Overcoming tunnel vision in ecommerce returns management

You can’t plan for returns management without considering the returns
So you have a returns & exchanges portal. Great. You are doing what you can to encourage exchanges over refunds. You are giving your best effort to simplify the customer journey. And yet, you are still hemorrhaging because of the high cost of return. What now?
Refunds, exchanges and customer journey are not the only metrics to take into consideration when defining your return strategy. To overcome this tunnel vision, you need not just look at the forest, but at each one of the trees: the returns themselves.
Returns are physical items. They exist. Returns need to be considered, weighed (literally) and compared to other similar items. They need to be contextualized. Let’s break it down:
The returner
Who bought them? What else did they buy in the same order? Consider the purchase history of the returner: what have they bought before, and what are they likely to buy next? Ideally based on this information you can provide personalized and differentiated policies for each return. A serial returner may get one policy, a bracketer may get another.
The journey
Where are they coming from? How are they been handled along the way, and by whom? Where are they going to? What is the cost of the reverse logistics versus the cost of the COGs. Is the return journey even worth it? Perhaps you want to get your top sellers back to the warehouse as soon as possible, but the Halloween decoration, you prefer to sell locally. By understanding the journey, you can unblock the congestion and free the returns to take the most economical, sustainable and profitable route, perhaps even route it to the place where that same inventory is needed.
The next life
What is the optimal location for each return? How likely are they to be resold? If they can be resold, where is the most convenient reseller? Which resellers have the highest resell rates? How can you resell each item as quickly as possible and as close as possible to the original asking price? How can you expand your point of returns and points of resale?
If your returns are not in resellable condition, can they be recycled or refurbished? If so, where? Can you leverage your local ecosystem for resale, refurbish, recycle and donate? A stellar returns management process is an end-to-end one. It needs to leverage partners in the system for the most optimal outcome. It takes a community to handle returns, and by analyzing each item, you can define in advance the best partner to work with.
The planet
What is the carbon footprint for each return and how can you improve on this?
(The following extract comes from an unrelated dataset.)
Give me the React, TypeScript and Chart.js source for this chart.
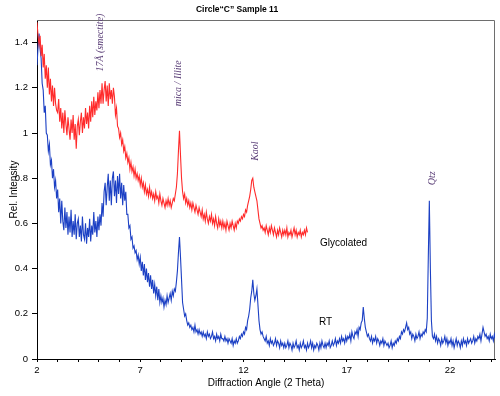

How can you strengthen your eco-system and be an inspirational brand that actively works on ESGs, CSR goals and enables your customers to make eco-friendly choices?
The Forest and the Trees
Returns are like fingerprints; each one is unique. Without taking this uniqueness into consideration, one is basically dooming every return to follow the same route. Billions of returns are likely to reach the same destination; which is usually reselling at loss, or worse; landfills and incineration.
It’s time to consider both the forest AND the trees; for the bottom line, the consumer, and the planet.